Si las personas mayores son un tesoro para la Iglesia, ¿qué diremos de los sacerdotes mayores? Ellos tienen la gran sabiduría que les ha dado la universidad de la vida, como les decía en la carta citada más arriba. El ministerio sacerdotal les ha concedido durante tantos años conocer a fondo el alma humana.
Todos sabemos que muchos sacerdotes, merecedores del descanso por edad y por los servicios prestados durante muchos años, continúan sirviendo a nuestras comunidades. Es más, muchas de ellas escuchan la Palabra de Dios y celebran la Eucaristía gracias a la entrega incansable de nuestros sacerdotes eméritos.
Lejos de lo que puedan aportar, que suele ser el termómetro de muchos para valorar a las personas, los sacerdotes mayores nos hablan, con solo mirarlos, sin pronunciar palabra, de fidelidad, de entrega, de renuncias, de fe… Muchas personas son lo que son porque un día se encontraron un sacerdote que los orientó y les ayudó a conducirse en la vida. Si las arrugas de su piel se pudieran desplegar, cada una de ellas llevaría escrito un mensaje y muchos secretos que esconden alegrías ajenas dadoras de plenitud propia.
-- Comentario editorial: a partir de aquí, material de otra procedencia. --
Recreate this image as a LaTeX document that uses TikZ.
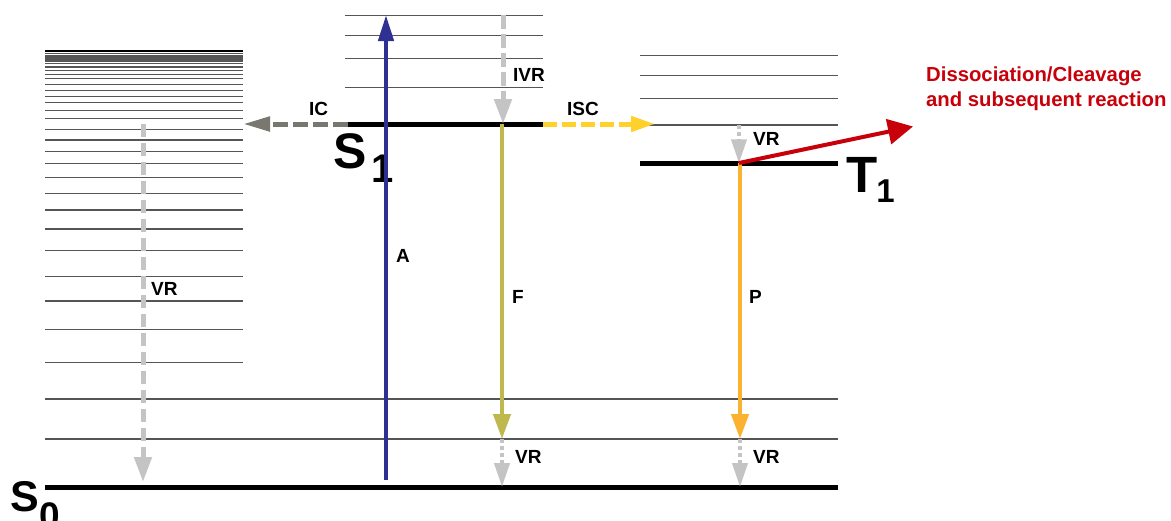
\documentclass[tikz,border=0pt]{standalone}
\usepackage{fontspec}
\setmainfont{Liberation Sans}
\usetikzlibrary{arrows.meta}
\definecolor{absblue}{RGB}{46,49,146}
\definecolor{fluoolive}{RGB}{190,184,78}
\definecolor{phosorange}{RGB}{251,178,48}
\definecolor{iscyellow}{RGB}{255,209,42}
\definecolor{icgray}{RGB}{120,120,112}
\definecolor{vrgray}{RGB}{196,196,196}
\definecolor{reactred}{RGB}{200,0,10}
\definecolor{levelgray}{RGB}{85,85,85}
\tikzset{
  vlevel/.style={draw=levelgray, line width=1.1pt},
  elevel/.style={draw=black, line width=5pt},
  lbl/.style={font=\bfseries\fontsize{19}{19}\selectfont, anchor=base west, inner sep=0pt},
  statelbl/.style={font=\bfseries, anchor=base west, inner sep=0pt},
  radiative/.style={line width=4.5pt},
  vrlong/.style={draw=vrgray, line width=5pt, dash pattern=on 13pt off 6pt,
    -{Triangle[width=17pt,length=25pt]}},
  vrshort/.style={draw=vrgray, line width=4pt, dash pattern=on 4pt off 3pt,
    -{Triangle[width=15pt,length=24pt]}},
}
\begin{document}
\begin{tikzpicture}[x=1pt,y=-1pt]
\useasboundingbox (0,0) rectangle (1171,520);

% vibrational levels of the ground state (anharmonic ladder)
\draw[black, line width=2.6pt] (45,51) -- (243,51);
\foreach \yy in {53.5,55.2,57,59,61,63.3,67,70.7,74.7,78.7,84.3,90.5,96.7,102.7,110.7,118.7,129.3,140,151.3,163.7,177.3,193.3,210,229,250.7,276.7,301,329.3,362.3}
  \draw[vlevel] (45,\yy) -- (243,\yy);
\draw[vlevel] (45,399) -- (838,399);
\draw[vlevel] (45,439) -- (838,439);

% vibrational levels of S1 and T1
\foreach \yy in {15.7,35.7,58.3,87.3}
  \draw[vlevel] (345,\yy) -- (543,\yy);
\foreach \yy in {55.7,75.7,98.3,125}
  \draw[vlevel] (640,\yy) -- (838,\yy);

% electronic states
\coordinate (s0l) at (45,487);   \coordinate (s0r) at (838,487);
\coordinate (s1l) at (348,124);  \coordinate (s1r) at (543,124);
\coordinate (t1l) at (640,163.3);\coordinate (t1r) at (838,163.3);
\draw[elevel] (s0l) -- (s0r);
\draw[elevel] (s1l) -- (s1r);
\draw[elevel] (t1l) -- (t1r);

\node[statelbl, font=\bfseries\fontsize{43}{43}\selectfont] (S0) at (10,511)
  {S\kern1pt\raisebox{-17pt}{\fontsize{37}{37}\selectfont 0}};
\node[statelbl, font=\bfseries\fontsize{50}{50}\selectfont] (S1) at (333,168)
  {S\kern5pt\raisebox{-14pt}{\fontsize{40}{40}\selectfont 1}};
\node[statelbl, font=\bfseries\fontsize{51}{51}\selectfont] (T1) at (846,192)
  {T\kern-1pt\raisebox{-10pt}{\fontsize{33}{33}\selectfont 1}};

% absorption
\coordinate (a0) at (386,480);
\coordinate (a1) at (386,15);
\draw[absblue, radiative, -{Triangle[width=15pt,length=26pt]}] (a0) -- (a1);
\node[lbl] (lA) at (396,262) {A};

% internal vibrational relaxation in S1
\coordinate (ivr0) at (503,15);
\coordinate (ivr1) at (503,124);
\draw[vrlong, dash pattern=on 14pt off 5pt] (ivr0) -- (ivr1);
\node[lbl] (lIVR) at (513,81.5) {IVR};

% internal conversion
\coordinate (ic1) at (243,124);
\draw[icgray, line width=5pt, dash pattern=on 15pt off 5pt,
  -{Triangle[width=14pt,length=27pt]}] (s1l) -- (ic1);
\node[lbl] (lIC) at (309,115) {IC};

% intersystem crossing
\coordinate (isc1) at (655,124);
\draw[iscyellow, line width=5pt, dash pattern=on 14pt off 5pt,
  -{Triangle[width=15pt,length=24pt]}] (s1r) -- (isc1);
\node[lbl] (lISC) at (567,115) {ISC};

% vibrational relaxation down the ground-state ladder
\coordinate (vr0) at (143,124);
\coordinate (vr1) at (143,482);
\draw[vrlong] (vr0) -- (vr1);
\node[lbl] (lVR) at (151,295) {VR};

% fluorescence
\coordinate (f0) at (502,124);
\coordinate (f1) at (502,439);
\draw[fluoolive, radiative, -{Triangle[width=17pt,length=25pt]}] (f0) -- (f1);
\node[lbl] (lF) at (512,303) {F};
\coordinate (fv1) at (502,487);
\draw[vrshort] (f1) -- (fv1);
\node[lbl] (lVRf) at (515,463) {VR};

% vibrational relaxation into T1
\coordinate (tv0) at (739,125);
\coordinate (tv1) at (739,163.3);
\draw[vrshort] (tv0) -- (tv1);
\node[lbl] (lVRt) at (753,145) {VR};

% phosphorescence
\coordinate (p0) at (740,163.3);
\coordinate (p1) at (740,439);
\draw[phosorange, radiative, -{Triangle[width=17pt,length=25pt]}] (p0) -- (p1);
\node[lbl] (lP) at (749,303) {P};
\coordinate (pv1) at (740,487);
\draw[vrshort] (p1) -- (pv1);
\node[lbl] (lVRp) at (753,463) {VR};

% dissociation channel from T1
\coordinate (r0) at (739,163);
\coordinate (r1) at (913,126.5);
\draw[reactred, line width=4pt, -{Triangle[width=25pt,length=25pt]}] (r0) -- (r1);
\node[font=\bfseries\fontsize{20.3}{25}\selectfont, text=reactred, anchor=base west,
  inner sep=0pt, align=left] (react) at (926,106.7)
  {Dissociation/Cleavage\\and subsequent reaction};
\end{tikzpicture}
\end{document}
Ser para Dios desde los otros tiene efectos secundarios muy beneficiosos para uno mismo, porque lo que se recibe buscando acercar a los demás al Señor, es jornal de gloria para el que, ya sabemos, no hay trabajo grande, como recitamos en ese himno de vísperas.
No quiero dejar pasar esta oportunidad sin pedirle a nuestros sacerdotes eméritos que sigan siendo ejemplo para los hermanos más jóvenes del presbiterio, esos que tienen que madurar mucho todavía en su vida sacerdotal con situaciones nuevas y complicadas derivadas de una sociedad que se aleja de Dios y que, con frecuencia, aparta la mirada de las cosas que permanecen para siempre. Gracias por vuestro servicio, por vuestra alegría, por ver y mostrarnos la vida sin dobleces y con naturalidad.